Upper Register Building Envelope
The upper register of the Embassy Pavilion is enclosed by a multilayered envelope composed of three key elements: an exterior surface of glass, curved in both plan and section; an array of vertical blinds housed within a cavity varying from one to two meters in depth; and an inner window wall composed of insulating glass panels set in bronze-clad frames. The exterior surface, comprising triangular panels of laminated tempered glass contained within a diagrid of stainless-steel glazing members, is mounted on a similar diagrid composed of steel pipes braced laterally at each floor level and supported vertically by steel outriggers at level 4. The cavity behind the glazed diagrid contains horizontal gratings at each floor level; dampers are situated below the gratings at every other floor, and exhaust fans are located at the top of the cavity. The inner window wall is the air and moisture barrier of the ensemble. This glass is an insulating unit with a low-E coating (all the glass substrates are low-iron glass), and the inner wall framing is clad in bronze. This multilayered envelope allows for the appropriate modulation of indoor-outdoor light and heat environments while maximizing the benefits of natural light and views. In the heating cycles the dampers close, and the envelope functions as triple glazing. During the cooling cycle the dampers are open and air circulates through the cavity, removing heat from the blinds, which are programmed to block unwanted solar energy and glare year-round.

Atrium
The central portion of the Embassy Pavilion’s upper-register volume is voided to create a skylit Atrium that brings daylight into the interior while shaping office floors that are exceptionally large (3,582m2) and exceptionally flexible, with an optimum width of 21m throughout.

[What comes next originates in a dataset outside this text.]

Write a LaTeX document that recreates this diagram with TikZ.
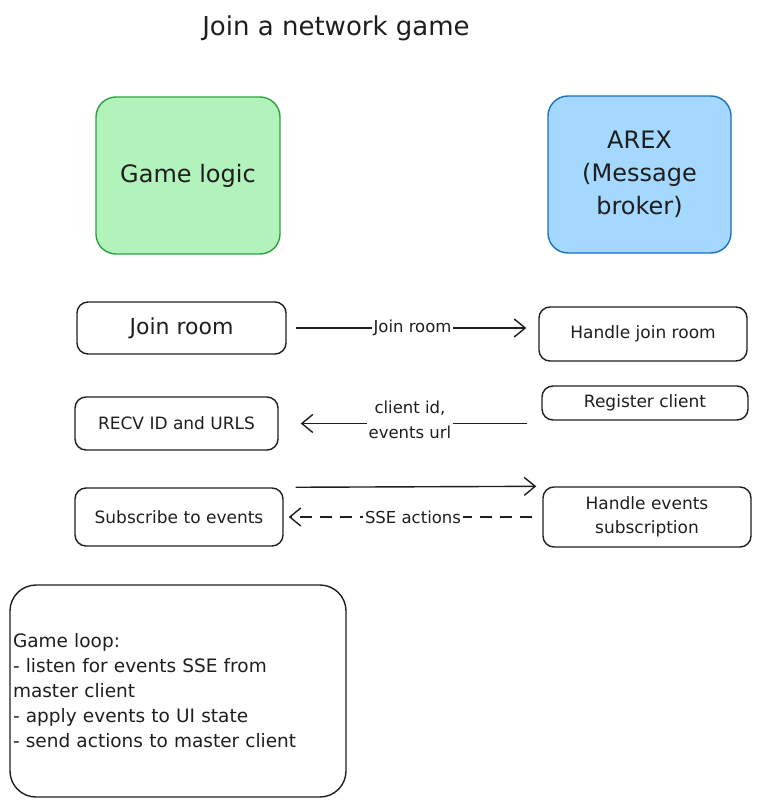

The floor of the atrium on level 2 is the Embassy “Living Room,” a staff gathering place offering direct access, when desired, to the Multipurpose Room and Gallery on the same level and, via a spiral stair, to the staff amenities (café, gymnasium, health facilities, etc.) on level 3 above. Because its walls are sheathed in glass, so as to offer views into and out from the surrounding office floors, the Atrium performs an important integrative function, fostering a sense of community and shared purpose. At the same time, the atrium is one of the many features that will make the New U.S. Embassy a model of sustainability, with reduced consumption from nonrenewable energy sources, improved indoor environmental quality, minimum water consumption and minimum waste generation over the life of the building.